Start with the line that contains "Recreate this image" and end with the line that contains "plt.rcParams['mathtext.it'] = 'Liberation"; retype those lines and the ones between them exactly, without any pictures.
— START OF Raw data —
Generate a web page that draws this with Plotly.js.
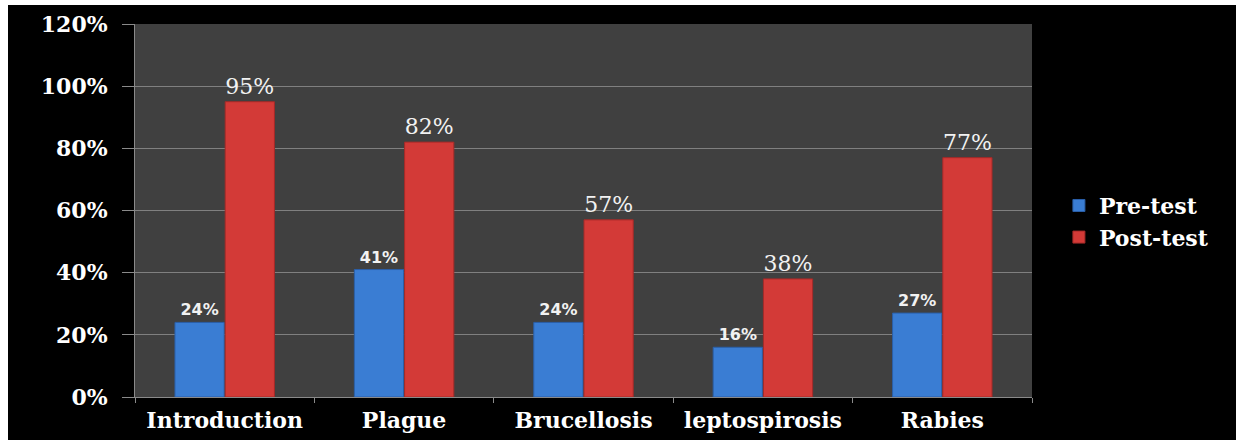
<!DOCTYPE html>
<html>
<head>
<meta charset="utf-8">
<script src="https://cdn.plot.ly/plotly-3.0.1.min.js"></script>
<style>
html,body{margin:0;padding:0;background:#ffffff;width:1236px;height:440px;overflow:hidden;}
#chart{position:absolute;left:8px;top:5px;width:1228px;height:435px;}
</style>
</head>
<body>
<div id="chart"></div>
<script>
const categories = ["Introduction", "Plague", "Brucellosis", "leptospirosis", "Rabies"];
const preTest = [24, 41, 24, 16, 27];
const postTest = [95, 82, 57, 38, 77];
const yTickValues = [0, 20, 40, 60, 80, 100, 120];
const yTickLabels = ["0%", "20%", "40%", "60%", "80%", "100%", "120%"];

const serif = "DejaVu Serif, Liberation Serif, serif";

const traces = [
  {
    type: "bar",
    name: "Pre-test",
    x: categories,
    y: preTest,
    marker: {color: "#3a7dd3", line: {color: "#2a5fa8", width: 1}},
    text: preTest.map(v => v + "%"),
    textposition: "outside",
    cliponaxis: false,
    textfont: {family: "DejaVu Sans, sans-serif", size: 16, color: "#f2f2f2", weight: "bold"}
  },
  {
    type: "bar",
    name: "Post-test",
    x: categories,
    y: postTest,
    marker: {color: "#d33a37", line: {color: "#a52a28", width: 1}},
    text: postTest.map(v => v + "%"),
    textposition: "outside",
    cliponaxis: false,
    textfont: {family: serif, size: 22, color: "#f2f2f2"}
  }
];

const layout = {
  width: 1228,
  height: 435,
  paper_bgcolor: "#000000",
  plot_bgcolor: "#404040",
  margin: {l: 127, r: 204, t: 19, b: 43},
  barmode: "group",
  bargap: 0.44,
  bargroupgap: 0.02,
  showlegend: true,
  legend: {
    x: 1.03, xanchor: "left",
    y: 0.47, yanchor: "middle",
    font: {family: serif, size: 22, color: "#ffffff", weight: "bold"},
    bgcolor: "rgba(0,0,0,0)",
    itemwidth: 30,
    tracegroupgap: 2
  },
  xaxis: {
    type: "category",
    showgrid: false,
    showline: true,
    linecolor: "#8a8a8a",
    linewidth: 1,
    ticks: "outside",
    tickson: "boundaries",
    ticklen: 5,
    tickcolor: "#8a8a8a",
    tickfont: {family: serif, size: 22, color: "#ffffff", weight: "bold"},
    ticklabelstandoff: 4,
    fixedrange: true
  },
  yaxis: {
    range: [0, 120],
    tickvals: yTickValues,
    ticktext: yTickLabels,
    showgrid: true,
    gridcolor: "#808080",
    gridwidth: 1,
    zeroline: false,
    showline: true,
    linecolor: "#8a8a8a",
    linewidth: 1,
    ticks: "outside",
    ticklen: 12,
    tickcolor: "#8a8a8a",
    ticklabelstandoff: 10,
    tickfont: {family: serif, size: 22, color: "#ffffff", weight: "bold"},
    fixedrange: true
  }
};

Plotly.newPlot("chart", traces, layout, {displayModeBar: false, staticPlot: true});
</script>
</body>
</html>
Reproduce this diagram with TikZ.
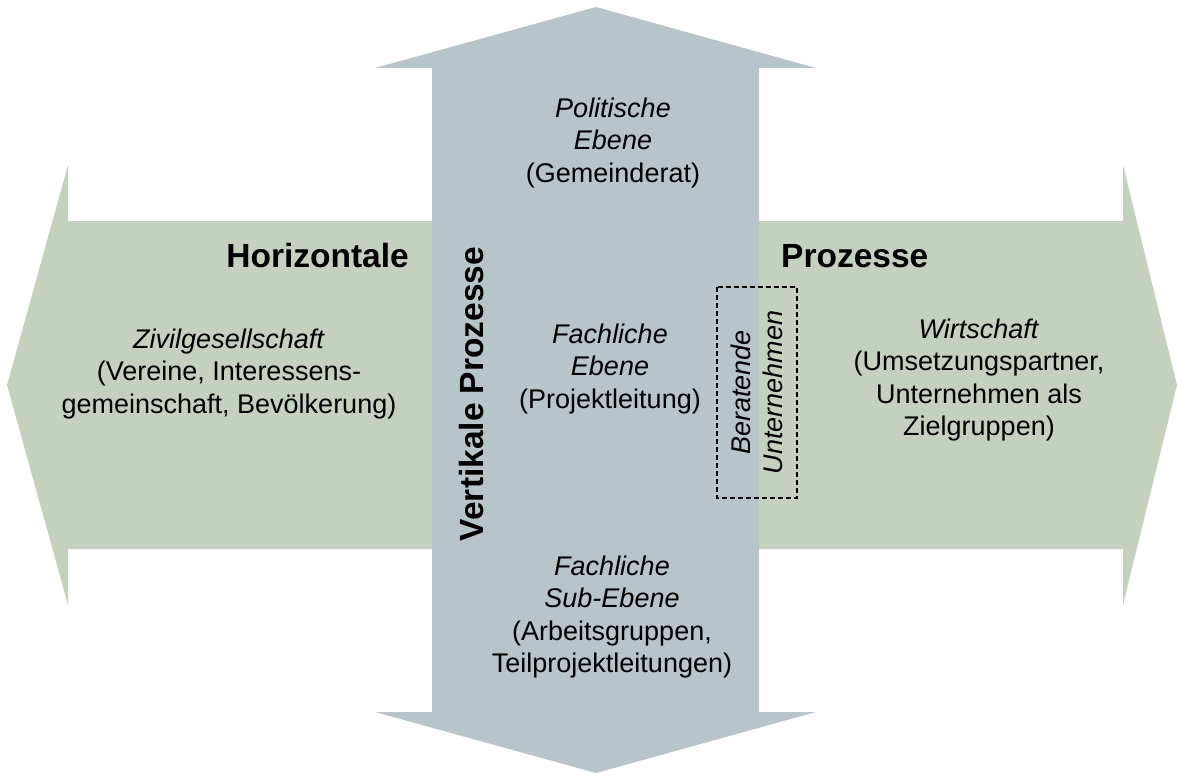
\documentclass[tikz,border=0pt]{standalone}
\usepackage{fontspec}
\setmainfont{Liberation Sans}
\usepackage{tikz}
\usetikzlibrary{positioning}
\definecolor{horiz}{HTML}{C5D1BF}
\definecolor{vert}{HTML}{B7C4CA}

\begin{document}
\begin{tikzpicture}[x=1pt, y=-1pt]
	\tikzstyle{level} = [ align=center, inner sep=0pt, font={\fontsize{27}{32.5}\selectfont} ];
	\tikzstyle{heading} = [ inner sep=0pt, font={\fontsize{33.5}{40}\selectfont\bfseries} ];
	\tikzstyle{advice} = [ draw, dashed, dash pattern=on 5pt off 3pt, line width=1.1pt, rotate=90, align=center, inner sep=0pt,
		minimum width=211pt, minimum height=80pt, font={\fontsize{27}{32}\selectfont\itshape} ];

	\useasboundingbox (0,0) rectangle (1177,773);

	% horizontal double arrow
	\fill[horiz] (7,385) -- (68,165) -- (68,221) -- (1123,221) -- (1123,165) -- (1177,385)
		-- (1123,605) -- (1123,549) -- (68,549) -- (68,605) -- cycle;

	% vertical double arrow
	\fill[vert] (596,7) -- (816,68) -- (759,68) -- (759,712) -- (816,712) -- (596,773)
		-- (375,712) -- (432,712) -- (432,68) -- (375,68) -- cycle;

	\node[heading, anchor=east] (horizontale) at (409,256) {Horizontale};
	\node[heading, anchor=west] (prozesse) at (781,256) {Prozesse};
	\node[heading, rotate=90] (vertikale) at (472,394) {Vertikale Prozesse};

	\node[level] (politisch) at (613,143) {\textit{Politische}\\\textit{Ebene}\\(Gemeinderat)};
	\node[level] (fachlich) at (610,369) {\textit{Fachliche}\\\textit{Ebene}\\(Projektleitung)};
	\node[level] (sub) at (612,617) {\textit{Fachliche}\\\textit{Sub-Ebene}\\(Arbeitsgruppen,\\Teilprojektleitungen)};

	\node[level] (zivil) at (229,374) {\textit{Zivilgesellschaft}\\(Vereine, Interessens-\\gemeinschaft, Bevölkerung)};
	\node[level] (wirtschaft) at (979,380) {\textit{Wirtschaft}\\(Umsetzungspartner,\\Unternehmen als\\Zielgruppen)};

	\node[advice] (beratend) at (757,392.5) {Beratende\\Unternehmen};
\end{tikzpicture}
\end{document}
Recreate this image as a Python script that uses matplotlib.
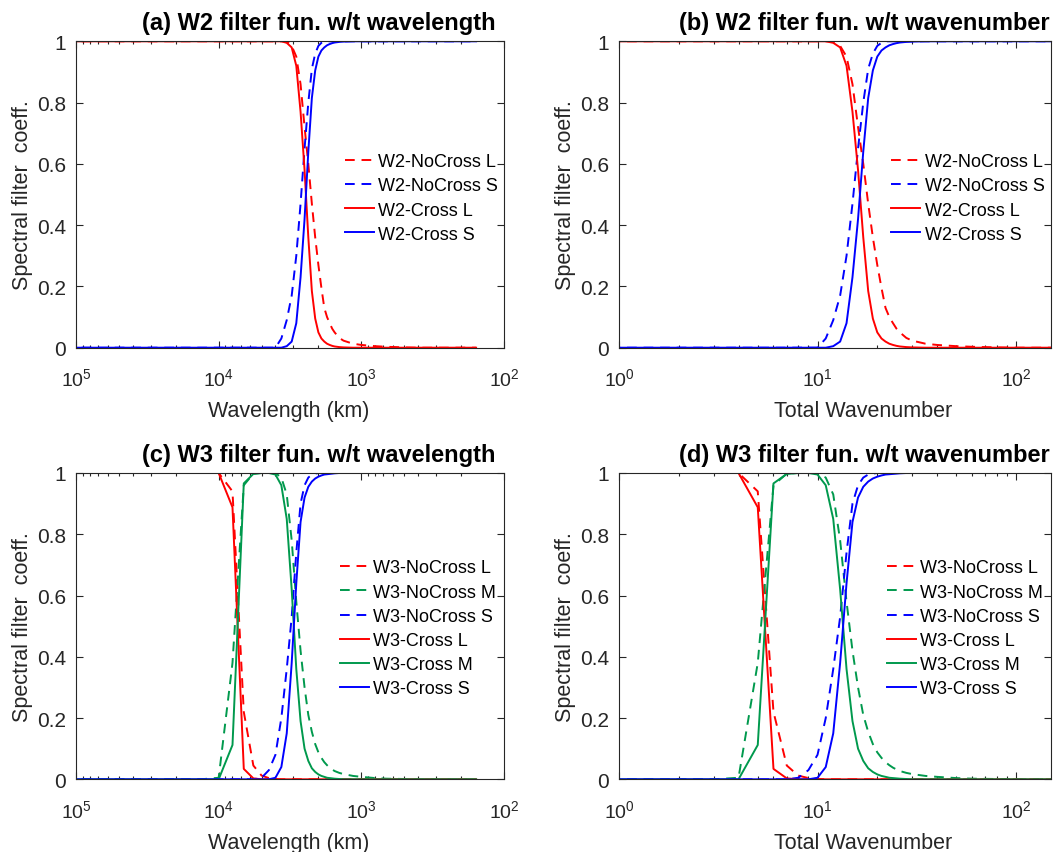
import numpy as np
import matplotlib
matplotlib.use("Agg")
import matplotlib.pyplot as plt

plt.rcParams['font.family'] = ['Liberation Sans', 'DejaVu Sans']
plt.rcParams['mathtext.fontset'] = 'custom'
plt.rcParams['mathtext.rm'] = 'Liberation Sans'
plt.rcParams['mathtext.it'] = 'Liberation Sans:italic'

# total wavenumber grid (0 stands for the largest scale)
wavenumber = [0, 1, 2, 3, 4, 5, 6, 7, 8, 9,
              10, 11, 12, 13, 14, 15, 16, 17, 18, 19,
              20, 21, 22, 23, 24, 25, 26,
              28, 30, 35, 40, 50, 60, 80, 100, 150, 255]

# W2 filter coefficients
w2_nocross_L = [1, 1, 1, 1, 1, 1, 1, 1, 1, 1,
                1, 1, 1, .985, .95, .86, .72, .60, .47, .36,
                .27, .195, .13, .10, .08, .062, .05,
                .032, .023, .013, .009, .005, .003, .001, 0, 0, 0]
w2_nocross_S = [0, 0, 0, 0, 0, 0, 0, 0, 0, 0,
                0, .03, .09, .17, .30, .47, .65, .80, .91, .96,
                .985, .995, 1, 1, 1, 1, 1,
                1, 1, 1, 1, 1, 1, 1, 1, 1, 1]
w2_cross_L = [1, 1, 1, 1, 1, 1, 1, 1, 1, 1,
              1, 1, .995, .98, .92, .77, .58, .36, .185, .095,
              .05, .03, .02, .013, .009, .006, .004,
              .002, .001, 0, 0, 0, 0, 0, 0, 0, 0]
w2_cross_S = [0, 0, 0, 0, 0, 0, 0, 0, 0, 0,
              0, 0, .005, .02, .08, .23, .42, .64, .815, .905,
              .95, .97, .98, .987, .991, .994, .996,
              .998, .999, 1, 1, 1, 1, 1, 1, 1, 1]

# W3 filter coefficients
w3_nocross_L = [1, 1, 1, 1, 1, .94, .22, .045, .012, .004,
                .001, 0, 0, 0, 0, 0, 0, 0, 0, 0,
                0, 0, 0, 0, 0, 0, 0,
                0, 0, 0, 0, 0, 0, 0, 0, 0, 0]
w3_nocross_M = [0, 0, 0, 0, .005, .38, .96, .998, 1, 1,
                1, .985, .93, .78, .58, .42, .30, .21, .155, .115,
                .088, .07, .056, .046, .038, .032, .027,
                .021, .017, .011, .008, .004, .002, .001, 0, 0, 0]
w3_nocross_S = [0, 0, 0, 0, 0, 0, 0, 0, .005, .03,
                .08, .2, .36, .53, .74, .9, .96, .985, .995, .998,
                1, 1, 1, 1, 1, 1, 1,
                1, 1, 1, 1, 1, 1, 1, 1, 1, 1]
w3_cross_L = [1, 1, 1, 1, 1, .888, .034, .003, 0, 0,
              0, 0, 0, 0, 0, 0, 0, 0, 0, 0,
              0, 0, 0, 0, 0, 0, 0,
              0, 0, 0, 0, 0, 0, 0, 0, 0, 0]
w3_cross_M = [0, 0, 0, 0, 0, .112, .966, .997, 1, 1,
              .995, .96, .85, .62, .36, .19, .10, .06, .036, .024,
              .016, .011, .008, .005, .004, .003, .002,
              .001, 0, 0, 0, 0, 0, 0, 0, 0, 0]
w3_cross_S = [0, 0, 0, 0, 0, 0, 0, 0, 0, 0,
              .005, .04, .15, .38, .64, .84, .92, .955, .972, .982,
              .988, .992, .995, .996, .997, .998, .999,
              1, 1, 1, 1, 1, 1, 1, 1, 1, 1]

titles = ['(a) W2 filter fun. w/t wavelength', '(b) W2 filter fun. w/t wavenumber',
          '(c) W3 filter fun. w/t wavelength', '(d) W3 filter fun. w/t wavenumber']

n = np.array(wavenumber, dtype=float)
wavelength = 40000.0 / np.clip(n, 0.1, None)   # km

RED = (1, 0, 0)
GREEN = (0, 0.6, 0.3)
BLUE = (0, 0, 1)
AXC = '#262626'
DASH = (0, (5, 3.5))
LW = 1.4

W, H = 1056, 853
fig = plt.figure(figsize=(W / 100, H / 100), dpi=100)


def make_axes(left, top, right, bottom):
    return fig.add_axes([left / W, 1 - bottom / H, (right - left) / W, (bottom - top) / H])


ax_a = make_axes(76, 42.3, 504, 348.7)
ax_b = make_axes(619, 42.3, 1051, 348.7)
ax_c = make_axes(76, 474, 504, 780.3)
ax_d = make_axes(619, 474, 1051, 780.3)


def style(ax, title, xlabel, xlabel_x):
    ax.set_xscale('log')
    ax.set_ylim(0, 1)
    ax.set_yticks([0, .2, .4, .6, .8, 1])
    ax.set_yticklabels(['0', '0.2', '0.4', '0.6', '0.8', '1'])
    ax.tick_params(which='both', direction='in', top=True, right=True,
                   colors=AXC, width=0.8)
    ax.tick_params(which='major', length=5)
    ax.tick_params(which='minor', length=2.5)
    ax.tick_params(axis='x', pad=14, labelsize=14)
    ax.tick_params(axis='y', pad=7, labelsize=15)
    for s in ax.spines.values():
        s.set_color(AXC)
        s.set_linewidth(0.8)
    ax.text(0.568, 1.04, title, transform=ax.transAxes, ha='center', va='baseline',
            fontsize=17, fontweight='bold', color='black')
    ax.set_xlabel(xlabel, fontsize=15.5, color=AXC)
    ax.xaxis.set_label_coords(xlabel_x, -0.172)
    ax.set_ylabel('Spectral filter  coeff.', fontsize=15.5, color=AXC)
    ax.yaxis.set_label_coords(-0.098 * 437 / (ax.bbox.width), 0.5)


def legend(ax, x, y):
    ax.legend(loc='upper left', bbox_to_anchor=(x, y), frameon=False, fontsize=13,
              handlelength=1.6, handletextpad=0.25, labelspacing=0.4,
              borderaxespad=0, borderpad=0)


# (a) W2 vs wavelength
ax = ax_a
ax.plot(wavelength, w2_nocross_L, color=RED, lw=LW, ls=DASH, label='W2-NoCross L')
ax.plot(wavelength, w2_nocross_S, color=BLUE, lw=LW, ls=DASH, label='W2-NoCross S')
ax.plot(wavelength, w2_cross_L, color=RED, lw=LW, label='W2-Cross L')
ax.plot(wavelength, w2_cross_S, color=BLUE, lw=LW, label='W2-Cross S')
ax.set_xlim(1e5, 1e2)
style(ax, titles[0], 'Wavelength (km)', 0.498)
legend(ax, (345 - 76) / 428, 0.635)

# (b) W2 vs wavenumber
ax = ax_b
ax.plot(n, w2_nocross_L, color=RED, lw=LW, ls=DASH, label='W2-NoCross L')
ax.plot(n, w2_nocross_S, color=BLUE, lw=LW, ls=DASH, label='W2-NoCross S')
ax.plot(n, w2_cross_L, color=RED, lw=LW, label='W2-Cross L')
ax.plot(n, w2_cross_S, color=BLUE, lw=LW, label='W2-Cross S')
ax.set_xlim(1, 150)
style(ax, titles[1], 'Total Wavenumber', 0.565)
legend(ax, 0.63, 0.635)

# (c) W3 vs wavelength
ax = ax_c
ax.plot(wavelength, w3_nocross_L, color=RED, lw=LW, ls=DASH, label='W3-NoCross L')
ax.plot(wavelength, w3_nocross_M, color=GREEN, lw=LW, ls=DASH, label='W3-NoCross M')
ax.plot(wavelength, w3_nocross_S, color=BLUE, lw=LW, ls=DASH, label='W3-NoCross S')
ax.plot(wavelength, w3_cross_L, color=RED, lw=LW, label='W3-Cross L')
ax.plot(wavelength, w3_cross_M, color=GREEN, lw=LW, label='W3-Cross M')
ax.plot(wavelength, w3_cross_S, color=BLUE, lw=LW, label='W3-Cross S')
ax.set_xlim(1e5, 1e2)
style(ax, titles[2], 'Wavelength (km)', 0.498)
legend(ax, (340 - 76) / 428, 0.718)

# (d) W3 vs wavenumber
ax = ax_d
ax.plot(n, w3_nocross_L, color=RED, lw=LW, ls=DASH, label='W3-NoCross L')
ax.plot(n, w3_nocross_M, color=GREEN, lw=LW, ls=DASH, label='W3-NoCross M')
ax.plot(n, w3_nocross_S, color=BLUE, lw=LW, ls=DASH, label='W3-NoCross S')
ax.plot(n, w3_cross_L, color=RED, lw=LW, label='W3-Cross L')
ax.plot(n, w3_cross_M, color=GREEN, lw=LW, label='W3-Cross M')
ax.plot(n, w3_cross_S, color=BLUE, lw=LW, label='W3-Cross S')
ax.set_xlim(1, 150)
style(ax, titles[3], 'Total Wavenumber', 0.565)
legend(ax, 0.62, 0.718)

fig.savefig('out.png', dpi=100, facecolor='white')
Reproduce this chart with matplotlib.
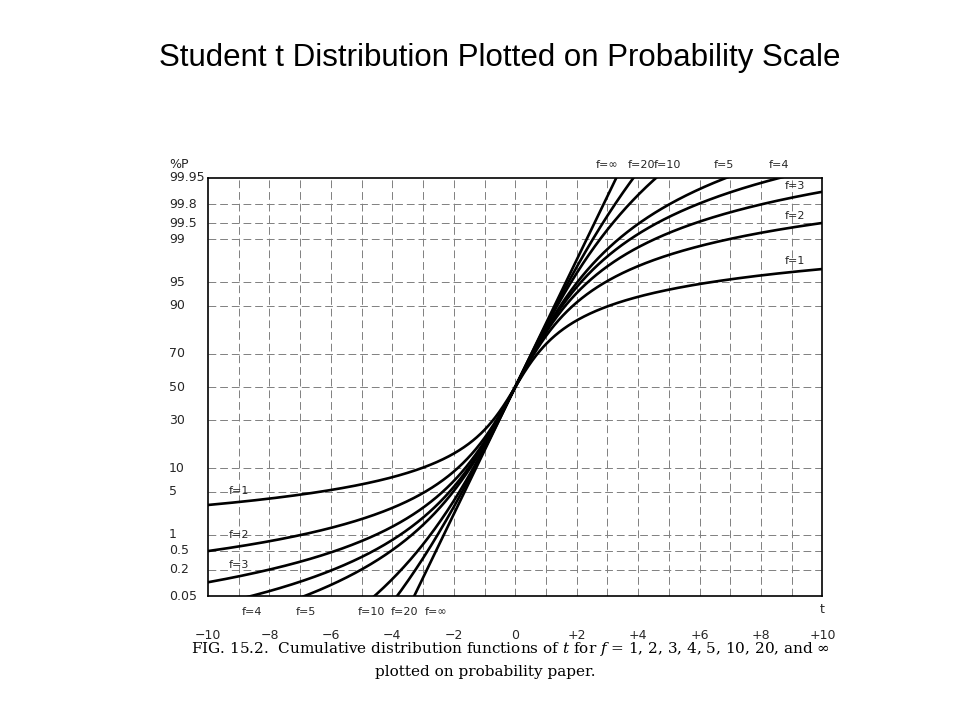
#!/usr/bin/env python

# Student t CDFs on normal probability paper, after the scanned book figure

import math
from statistics import NormalDist
import numpy as np
import matplotlib
matplotlib.use("Agg")
import matplotlib.pyplot as plt
import matplotlib.transforms as mtransforms

# degrees of freedom (0 means infinity / normal)
dofs = [1, 2, 3, 4, 5, 10, 20, 0]
prob_ticks = [0.05, 0.2, 0.5, 1, 5, 10, 30, 50, 70, 90, 95, 99, 99.5, 99.8, 99.95]
prob_labels = ["0.05", "0.2", "0.5", "1", "5", "10", "30", "50", "70", "90", "95",
               "99", "99.5", "99.8", "99.95"]
t_ticks = [-10, -8, -6, -4, -2, 0, 2, 4, 6, 8, 10]
t_labels = ["\u221210", "\u22128", "\u22126", "\u22124", "\u22122", "0",
            "+2", "+4", "+6", "+8", "+10"]

# label positions: top/bottom by t, left/right by dof (placed just above the curve)
top_labels = [("f=\u221e", 3.0), ("f=20", 4.1), ("f=10", 4.95), ("f=5", 6.8), ("f=4", 8.6)]
right_labels = [("f=3", 3), ("f=2", 2), ("f=1", 1)]
left_labels = [("f=1", 1), ("f=2", 2), ("f=3", 3)]
bottom_labels = [("f=4", -8.58), ("f=5", -6.8), ("f=10", -4.69), ("f=20", -3.62), ("f=\u221e", -2.57)]

nd = NormalDist()


def t_cdf(t, f):
    t = np.atleast_1d(np.asarray(t, dtype=float))
    if f == 0:
        return np.array([nd.cdf(v) for v in t])
    c = math.exp(math.lgamma((f + 1) / 2) - math.lgamma(f / 2)) / math.sqrt(f * math.pi)
    grid = np.linspace(0, 12, 24001)
    pdf = c * (1 + grid ** 2 / f) ** (-(f + 1) / 2)
    cum = np.concatenate([[0], np.cumsum((pdf[1:] + pdf[:-1]) / 2 * np.diff(grid))])
    half = np.interp(np.abs(t), grid, cum)
    return 0.5 + np.sign(t) * half


def probit(p):
    return np.array([nd.inv_cdf(min(max(v, 1e-12), 1 - 1e-12)) for v in p])


fig = plt.figure(figsize=(9.6, 7.2), dpi=100)
fig.text(0.521, 0.919, "Student t Distribution Plotted on Probability Scale",
         ha="center", va="center", fontsize=22.5, family="Liberation Sans")

ax = fig.add_axes([0.2167, 0.172, 0.64, 0.581])
zmax = nd.inv_cdf(0.9995)
ax.set_xlim(-10, 10)
ax.set_ylim(-zmax, zmax)
ax.set_xticks([])
ax.set_yticks([])
for s in ax.spines.values():
    s.set_linewidth(1.2)

# grid
for x in range(-9, 10):
    ax.axvline(x, color="0.5", lw=0.7, ls=(0, (8, 4)))
for p in prob_ticks[1:-1]:
    ax.axhline(nd.inv_cdf(p / 100), color="0.5", lw=0.7, ls=(0, (8, 4)))

t = np.linspace(-10, 10, 2001)
for f in dofs:
    ax.plot(t, probit(t_cdf(t, f)), color="black", lw=1.9)

lab = dict(fontsize=8, family="DejaVu Sans", color="0.15")
for s, x in top_labels:
    ax.text(x, zmax + 0.2, s, ha="center", va="center", clip_on=False, **lab)
for s, f in right_labels:
    z = probit(t_cdf(9.0, f))[0]
    ax.text(9.1, z + 0.1, s, ha="center", va="bottom", **lab)
for s, f in left_labels:
    z = probit(t_cdf(-9.0, f))[0]
    ax.text(-9.0, z + 0.1, s, ha="center", va="bottom", **lab)
for s, x in bottom_labels:
    ax.text(x, -zmax - 0.17, s, ha="center", va="top", clip_on=False, **lab)

# axis labels
trans = mtransforms.blended_transform_factory(fig.transFigure, ax.transData)
for p, s in zip(prob_ticks, prob_labels):
    fig.text(0.176, nd.inv_cdf(p / 100), s, transform=trans, ha="left",
             va="center", fontsize=9, family="DejaVu Sans", color="0.15")
fig.text(0.176, 0.771, "%P", ha="left", va="center", fontsize=9, color="0.15")
for x, s in zip(t_ticks, t_labels):
    ax.text(x, -zmax - 0.52, s, ha="center", va="top", clip_on=False,
            fontsize=9, family="DejaVu Sans", color="0.15")
ax.text(10, -zmax - 0.1, "t", ha="center", va="top", fontsize=9, color="0.15")

plt.rcParams["mathtext.fontset"] = "dejavuserif"
fig.text(0.532, 0.098,
         r"F$\mathrm{IG}$. 15.2.  Cumulative distribution functions of $t$ for $f$ = 1, 2, 3, 4, 5, 10, 20, and $\infty$",
         ha="center", va="center", fontsize=11, family="DejaVu Serif")
fig.text(0.505, 0.066, "plotted on probability paper.", ha="center",
         va="center", fontsize=11, family="DejaVu Serif")

fig.savefig("out.png", dpi=100)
— END OF Raw data —
● **Final result**
Recreate this image as a Python script that uses matplotlib.
import numpy as np
import matplotlib
matplotlib.use("Agg")
import matplotlib.pyplot as plt

plt.rcParams['font.family'] = ['Liberation Sans', 'DejaVu Sans']
plt.rcParams['mathtext.fontset'] = 'custom'
plt.rcParams['mathtext.rm'] = 'Liberation Sans'
plt.rcParams['mathtext.it'] = 'Liberation Sans:italic'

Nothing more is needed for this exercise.